• Work required: Print the lines starting at the line containing "Reproduce this chart with Plotly." and ending at the line containing "import plotly.graph_objects as go", exactly and in full, without the pictures.

• Source code of charts:
* Begin *
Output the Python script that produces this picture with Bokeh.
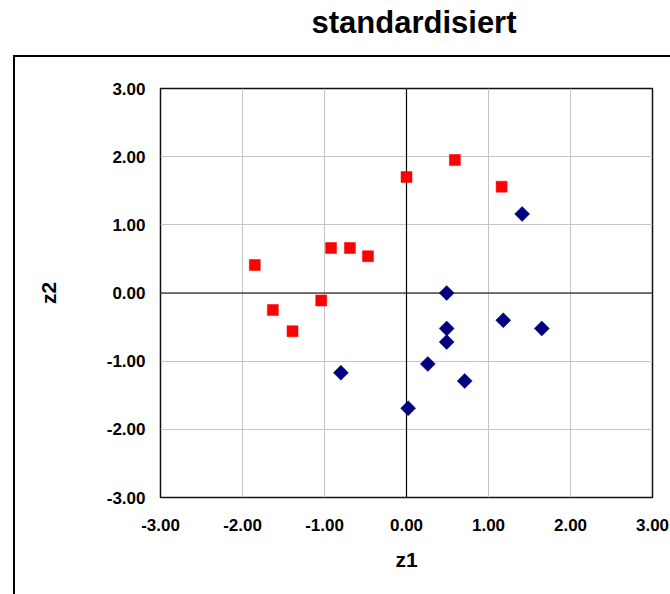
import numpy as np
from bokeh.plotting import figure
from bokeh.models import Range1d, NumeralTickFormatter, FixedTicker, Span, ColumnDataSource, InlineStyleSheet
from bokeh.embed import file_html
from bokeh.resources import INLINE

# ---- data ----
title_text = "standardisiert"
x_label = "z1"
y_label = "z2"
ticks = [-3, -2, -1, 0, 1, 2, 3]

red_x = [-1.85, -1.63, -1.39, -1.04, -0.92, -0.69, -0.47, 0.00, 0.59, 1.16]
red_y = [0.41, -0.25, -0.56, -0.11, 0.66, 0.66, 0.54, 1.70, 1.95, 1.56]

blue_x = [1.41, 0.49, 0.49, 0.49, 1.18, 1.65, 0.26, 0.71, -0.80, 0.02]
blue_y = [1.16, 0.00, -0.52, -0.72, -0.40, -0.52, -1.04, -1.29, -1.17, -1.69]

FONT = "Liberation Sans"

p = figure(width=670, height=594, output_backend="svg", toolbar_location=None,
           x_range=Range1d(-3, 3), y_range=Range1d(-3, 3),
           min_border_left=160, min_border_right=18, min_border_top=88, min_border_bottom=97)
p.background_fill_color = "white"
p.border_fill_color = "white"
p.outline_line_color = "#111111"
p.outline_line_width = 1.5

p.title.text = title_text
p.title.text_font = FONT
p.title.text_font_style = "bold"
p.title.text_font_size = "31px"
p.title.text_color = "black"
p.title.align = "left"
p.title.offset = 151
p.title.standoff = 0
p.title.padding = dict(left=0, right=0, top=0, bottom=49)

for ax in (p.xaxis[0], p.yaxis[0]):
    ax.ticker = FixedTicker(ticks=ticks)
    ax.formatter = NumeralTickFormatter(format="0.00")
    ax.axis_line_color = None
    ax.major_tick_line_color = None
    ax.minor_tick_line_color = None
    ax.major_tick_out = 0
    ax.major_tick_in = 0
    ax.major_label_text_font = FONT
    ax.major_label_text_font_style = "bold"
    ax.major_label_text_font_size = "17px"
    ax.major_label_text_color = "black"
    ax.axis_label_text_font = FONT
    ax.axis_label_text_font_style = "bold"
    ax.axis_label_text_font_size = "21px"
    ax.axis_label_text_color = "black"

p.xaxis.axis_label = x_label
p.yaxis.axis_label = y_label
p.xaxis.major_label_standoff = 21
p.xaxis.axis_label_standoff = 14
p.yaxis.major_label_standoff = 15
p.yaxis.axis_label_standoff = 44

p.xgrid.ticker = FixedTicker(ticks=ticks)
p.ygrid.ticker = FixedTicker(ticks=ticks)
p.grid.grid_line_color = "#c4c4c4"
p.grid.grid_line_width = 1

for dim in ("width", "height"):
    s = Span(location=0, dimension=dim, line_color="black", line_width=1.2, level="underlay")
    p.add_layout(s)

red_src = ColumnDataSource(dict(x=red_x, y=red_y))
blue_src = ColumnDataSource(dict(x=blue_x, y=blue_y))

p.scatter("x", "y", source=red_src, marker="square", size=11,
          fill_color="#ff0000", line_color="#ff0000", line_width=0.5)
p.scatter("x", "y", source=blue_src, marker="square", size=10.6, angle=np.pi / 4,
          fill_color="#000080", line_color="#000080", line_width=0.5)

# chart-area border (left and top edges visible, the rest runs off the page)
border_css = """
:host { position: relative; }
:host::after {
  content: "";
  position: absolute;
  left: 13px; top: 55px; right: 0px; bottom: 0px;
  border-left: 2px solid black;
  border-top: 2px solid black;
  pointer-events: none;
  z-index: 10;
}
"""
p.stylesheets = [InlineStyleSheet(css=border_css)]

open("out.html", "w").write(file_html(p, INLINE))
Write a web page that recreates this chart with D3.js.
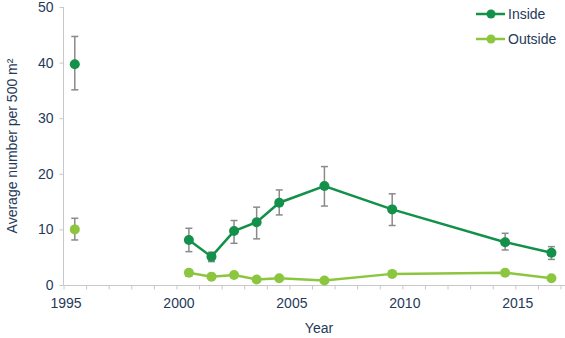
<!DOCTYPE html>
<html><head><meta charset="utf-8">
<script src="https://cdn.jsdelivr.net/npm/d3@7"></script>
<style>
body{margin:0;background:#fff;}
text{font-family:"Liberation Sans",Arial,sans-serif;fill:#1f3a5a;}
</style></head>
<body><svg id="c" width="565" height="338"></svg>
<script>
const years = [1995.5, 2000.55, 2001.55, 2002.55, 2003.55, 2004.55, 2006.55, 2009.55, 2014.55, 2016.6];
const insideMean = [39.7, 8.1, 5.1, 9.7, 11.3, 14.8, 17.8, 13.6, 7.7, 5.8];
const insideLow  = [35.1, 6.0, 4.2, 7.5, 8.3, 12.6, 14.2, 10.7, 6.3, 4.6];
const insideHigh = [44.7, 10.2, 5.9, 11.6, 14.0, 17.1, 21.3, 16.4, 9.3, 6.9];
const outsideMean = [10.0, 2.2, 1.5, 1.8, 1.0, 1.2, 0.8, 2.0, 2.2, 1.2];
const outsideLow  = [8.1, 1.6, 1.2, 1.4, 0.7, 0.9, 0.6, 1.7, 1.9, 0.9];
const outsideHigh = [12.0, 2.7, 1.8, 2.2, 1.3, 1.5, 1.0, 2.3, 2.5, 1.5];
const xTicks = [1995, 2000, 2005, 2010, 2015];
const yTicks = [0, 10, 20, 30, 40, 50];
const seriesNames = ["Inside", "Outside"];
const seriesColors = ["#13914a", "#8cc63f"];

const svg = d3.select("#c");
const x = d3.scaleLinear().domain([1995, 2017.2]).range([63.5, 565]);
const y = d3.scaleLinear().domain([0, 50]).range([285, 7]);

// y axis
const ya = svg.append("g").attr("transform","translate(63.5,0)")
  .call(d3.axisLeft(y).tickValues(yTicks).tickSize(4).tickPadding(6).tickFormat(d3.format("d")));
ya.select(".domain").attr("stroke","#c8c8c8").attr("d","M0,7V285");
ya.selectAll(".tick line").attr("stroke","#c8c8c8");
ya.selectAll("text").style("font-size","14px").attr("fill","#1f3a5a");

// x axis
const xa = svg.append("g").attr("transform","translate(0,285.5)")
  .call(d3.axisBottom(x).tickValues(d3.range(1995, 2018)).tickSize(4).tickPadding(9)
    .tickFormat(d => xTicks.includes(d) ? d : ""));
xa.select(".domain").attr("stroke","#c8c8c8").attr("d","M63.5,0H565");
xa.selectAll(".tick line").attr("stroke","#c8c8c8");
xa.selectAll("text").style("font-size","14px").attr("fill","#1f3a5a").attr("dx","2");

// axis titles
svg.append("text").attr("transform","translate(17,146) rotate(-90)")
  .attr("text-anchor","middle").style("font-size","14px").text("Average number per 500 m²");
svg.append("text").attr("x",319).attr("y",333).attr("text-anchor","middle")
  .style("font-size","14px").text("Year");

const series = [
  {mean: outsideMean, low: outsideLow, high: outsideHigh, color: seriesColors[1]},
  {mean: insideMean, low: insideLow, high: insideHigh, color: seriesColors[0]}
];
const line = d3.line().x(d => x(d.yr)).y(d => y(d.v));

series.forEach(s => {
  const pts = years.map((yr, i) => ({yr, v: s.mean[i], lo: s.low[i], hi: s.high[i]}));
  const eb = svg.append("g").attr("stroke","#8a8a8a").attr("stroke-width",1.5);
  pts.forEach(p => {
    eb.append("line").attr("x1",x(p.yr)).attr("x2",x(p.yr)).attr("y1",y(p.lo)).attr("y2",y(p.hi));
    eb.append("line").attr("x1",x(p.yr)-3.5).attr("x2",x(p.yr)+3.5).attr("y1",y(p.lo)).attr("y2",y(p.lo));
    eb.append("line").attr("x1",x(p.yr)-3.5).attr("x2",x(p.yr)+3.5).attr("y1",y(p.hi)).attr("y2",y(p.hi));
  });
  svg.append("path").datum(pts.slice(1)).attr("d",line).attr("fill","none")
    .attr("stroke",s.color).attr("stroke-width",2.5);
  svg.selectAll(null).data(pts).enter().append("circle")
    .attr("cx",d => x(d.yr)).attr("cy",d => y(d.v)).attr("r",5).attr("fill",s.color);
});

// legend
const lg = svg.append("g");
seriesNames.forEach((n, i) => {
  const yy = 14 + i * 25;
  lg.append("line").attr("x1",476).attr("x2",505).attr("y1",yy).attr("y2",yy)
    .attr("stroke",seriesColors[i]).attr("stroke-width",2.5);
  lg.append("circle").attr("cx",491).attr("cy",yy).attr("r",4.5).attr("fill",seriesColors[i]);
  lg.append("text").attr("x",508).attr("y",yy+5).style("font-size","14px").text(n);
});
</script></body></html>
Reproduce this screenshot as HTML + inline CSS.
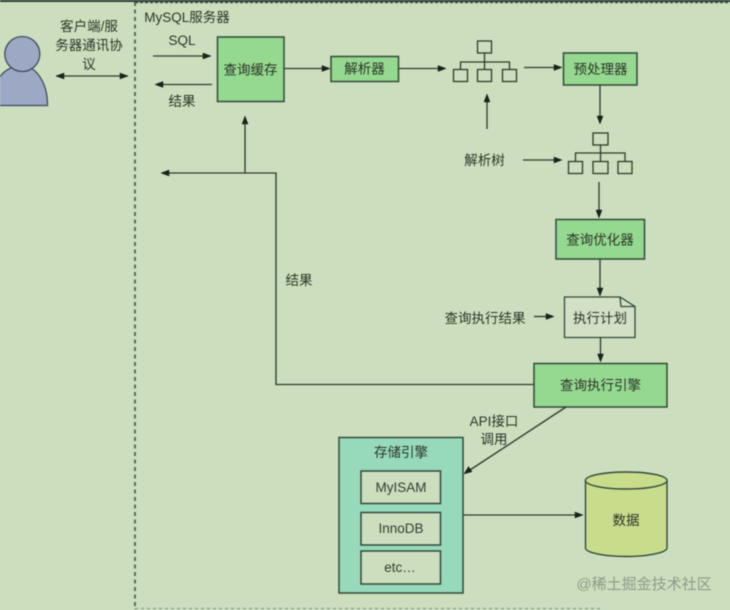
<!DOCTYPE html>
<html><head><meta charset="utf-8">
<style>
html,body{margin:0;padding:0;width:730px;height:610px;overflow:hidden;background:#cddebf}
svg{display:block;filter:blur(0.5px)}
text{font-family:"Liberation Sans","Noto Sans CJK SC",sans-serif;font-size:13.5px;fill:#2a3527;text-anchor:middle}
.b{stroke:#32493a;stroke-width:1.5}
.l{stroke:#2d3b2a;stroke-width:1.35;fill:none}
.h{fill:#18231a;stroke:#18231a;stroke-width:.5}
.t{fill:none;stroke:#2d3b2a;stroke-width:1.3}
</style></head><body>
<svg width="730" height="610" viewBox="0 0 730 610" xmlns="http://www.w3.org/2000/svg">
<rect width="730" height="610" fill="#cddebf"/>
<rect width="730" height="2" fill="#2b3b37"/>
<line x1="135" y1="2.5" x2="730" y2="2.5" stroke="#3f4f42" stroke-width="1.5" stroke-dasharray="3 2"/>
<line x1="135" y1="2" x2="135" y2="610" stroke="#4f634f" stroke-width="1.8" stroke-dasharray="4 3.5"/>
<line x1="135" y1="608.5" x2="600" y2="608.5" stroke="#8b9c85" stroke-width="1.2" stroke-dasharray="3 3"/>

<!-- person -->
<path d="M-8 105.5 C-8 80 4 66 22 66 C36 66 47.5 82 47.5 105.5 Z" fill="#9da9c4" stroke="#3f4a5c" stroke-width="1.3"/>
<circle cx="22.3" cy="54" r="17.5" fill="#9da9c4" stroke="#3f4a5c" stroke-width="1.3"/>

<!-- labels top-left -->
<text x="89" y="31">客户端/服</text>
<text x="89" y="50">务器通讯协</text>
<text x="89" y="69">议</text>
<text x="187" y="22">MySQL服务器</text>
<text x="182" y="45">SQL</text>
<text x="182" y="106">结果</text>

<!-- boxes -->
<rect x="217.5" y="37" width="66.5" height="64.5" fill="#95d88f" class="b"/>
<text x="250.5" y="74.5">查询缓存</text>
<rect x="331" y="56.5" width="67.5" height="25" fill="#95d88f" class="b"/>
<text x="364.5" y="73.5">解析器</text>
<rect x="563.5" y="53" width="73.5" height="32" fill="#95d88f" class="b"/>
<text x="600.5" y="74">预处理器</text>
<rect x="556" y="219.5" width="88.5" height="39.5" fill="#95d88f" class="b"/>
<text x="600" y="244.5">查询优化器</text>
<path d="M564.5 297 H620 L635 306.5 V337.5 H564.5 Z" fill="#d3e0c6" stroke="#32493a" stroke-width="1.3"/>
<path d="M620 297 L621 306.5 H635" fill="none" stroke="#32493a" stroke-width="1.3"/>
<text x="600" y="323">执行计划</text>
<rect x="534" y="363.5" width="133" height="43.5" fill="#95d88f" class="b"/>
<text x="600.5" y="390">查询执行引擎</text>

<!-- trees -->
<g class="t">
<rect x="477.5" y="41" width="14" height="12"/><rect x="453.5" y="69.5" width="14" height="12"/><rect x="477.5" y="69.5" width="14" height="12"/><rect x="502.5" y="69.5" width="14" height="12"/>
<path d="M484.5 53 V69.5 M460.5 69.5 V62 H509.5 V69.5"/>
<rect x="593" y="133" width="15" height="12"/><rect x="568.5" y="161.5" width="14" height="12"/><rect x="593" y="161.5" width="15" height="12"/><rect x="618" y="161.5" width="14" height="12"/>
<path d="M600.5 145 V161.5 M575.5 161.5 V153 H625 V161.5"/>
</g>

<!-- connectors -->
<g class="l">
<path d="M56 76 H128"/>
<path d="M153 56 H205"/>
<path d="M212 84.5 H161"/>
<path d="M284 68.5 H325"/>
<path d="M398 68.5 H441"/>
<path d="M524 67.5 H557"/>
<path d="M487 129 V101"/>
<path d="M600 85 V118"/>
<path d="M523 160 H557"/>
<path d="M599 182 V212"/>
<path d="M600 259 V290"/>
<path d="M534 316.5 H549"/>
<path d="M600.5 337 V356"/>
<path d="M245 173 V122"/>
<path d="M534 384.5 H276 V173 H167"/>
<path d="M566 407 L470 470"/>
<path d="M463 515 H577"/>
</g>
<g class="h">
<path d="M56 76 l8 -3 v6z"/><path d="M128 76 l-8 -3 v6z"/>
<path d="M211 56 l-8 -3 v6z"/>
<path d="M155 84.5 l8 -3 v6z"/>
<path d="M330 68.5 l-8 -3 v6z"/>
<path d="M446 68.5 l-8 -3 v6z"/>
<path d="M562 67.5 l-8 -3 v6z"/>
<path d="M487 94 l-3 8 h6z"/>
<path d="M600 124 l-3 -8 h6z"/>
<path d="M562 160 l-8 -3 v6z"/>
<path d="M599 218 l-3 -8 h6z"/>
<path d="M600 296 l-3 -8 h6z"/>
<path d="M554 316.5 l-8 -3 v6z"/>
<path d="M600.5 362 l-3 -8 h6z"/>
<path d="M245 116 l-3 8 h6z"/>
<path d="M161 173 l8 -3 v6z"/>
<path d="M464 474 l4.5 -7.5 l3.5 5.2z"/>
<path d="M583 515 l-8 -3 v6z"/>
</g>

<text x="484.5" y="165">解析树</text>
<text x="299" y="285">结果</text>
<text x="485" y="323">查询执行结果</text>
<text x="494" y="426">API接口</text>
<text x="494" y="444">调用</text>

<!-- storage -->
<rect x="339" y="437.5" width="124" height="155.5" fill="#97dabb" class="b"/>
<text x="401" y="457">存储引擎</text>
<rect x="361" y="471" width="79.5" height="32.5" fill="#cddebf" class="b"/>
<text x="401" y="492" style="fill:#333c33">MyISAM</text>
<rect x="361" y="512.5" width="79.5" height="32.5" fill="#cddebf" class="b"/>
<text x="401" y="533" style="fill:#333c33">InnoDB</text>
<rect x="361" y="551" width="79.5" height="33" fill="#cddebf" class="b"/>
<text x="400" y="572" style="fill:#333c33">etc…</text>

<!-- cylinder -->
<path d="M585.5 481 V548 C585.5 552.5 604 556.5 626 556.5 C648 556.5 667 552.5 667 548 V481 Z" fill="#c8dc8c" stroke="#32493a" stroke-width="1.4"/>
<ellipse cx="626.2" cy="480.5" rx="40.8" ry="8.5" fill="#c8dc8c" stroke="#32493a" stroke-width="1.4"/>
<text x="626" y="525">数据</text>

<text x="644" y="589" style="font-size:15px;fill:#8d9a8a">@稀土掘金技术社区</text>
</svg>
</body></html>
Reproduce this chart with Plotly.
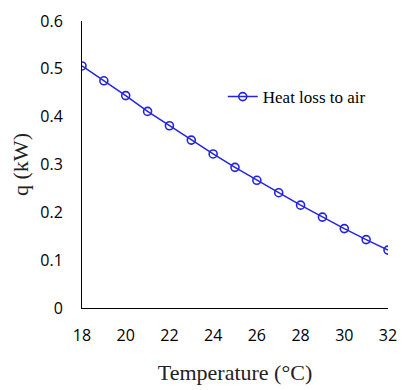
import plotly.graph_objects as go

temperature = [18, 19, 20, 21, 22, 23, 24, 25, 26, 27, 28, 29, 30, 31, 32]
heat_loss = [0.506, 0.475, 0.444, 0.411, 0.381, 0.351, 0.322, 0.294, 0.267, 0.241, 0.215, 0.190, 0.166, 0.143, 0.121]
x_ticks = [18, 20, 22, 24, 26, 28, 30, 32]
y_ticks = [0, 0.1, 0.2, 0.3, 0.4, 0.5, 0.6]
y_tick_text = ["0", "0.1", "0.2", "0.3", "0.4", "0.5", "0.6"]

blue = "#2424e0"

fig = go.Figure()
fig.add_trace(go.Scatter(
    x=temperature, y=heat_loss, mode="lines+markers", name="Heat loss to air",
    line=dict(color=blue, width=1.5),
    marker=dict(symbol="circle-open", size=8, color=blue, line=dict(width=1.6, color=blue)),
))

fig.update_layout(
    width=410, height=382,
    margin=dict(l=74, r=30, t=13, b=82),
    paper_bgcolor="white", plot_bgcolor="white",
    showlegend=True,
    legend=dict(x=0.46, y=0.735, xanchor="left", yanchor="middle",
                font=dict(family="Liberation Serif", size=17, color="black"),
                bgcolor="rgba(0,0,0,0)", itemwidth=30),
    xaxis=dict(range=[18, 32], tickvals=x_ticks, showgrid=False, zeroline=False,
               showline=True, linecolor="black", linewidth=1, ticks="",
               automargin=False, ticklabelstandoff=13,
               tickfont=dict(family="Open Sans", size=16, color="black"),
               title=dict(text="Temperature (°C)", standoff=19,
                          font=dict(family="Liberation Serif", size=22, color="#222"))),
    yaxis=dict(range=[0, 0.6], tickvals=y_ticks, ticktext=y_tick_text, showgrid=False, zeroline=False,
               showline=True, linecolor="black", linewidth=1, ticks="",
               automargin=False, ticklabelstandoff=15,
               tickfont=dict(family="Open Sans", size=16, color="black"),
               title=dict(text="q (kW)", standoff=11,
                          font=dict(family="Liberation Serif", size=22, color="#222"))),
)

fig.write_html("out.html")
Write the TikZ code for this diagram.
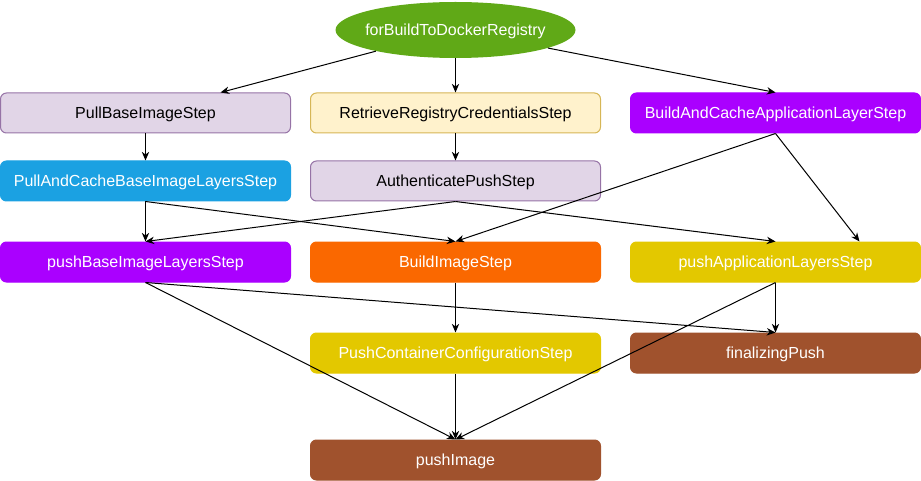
* End *
• Finished answer:
Reproduce this chart with Plotly.
import plotly.graph_objects as go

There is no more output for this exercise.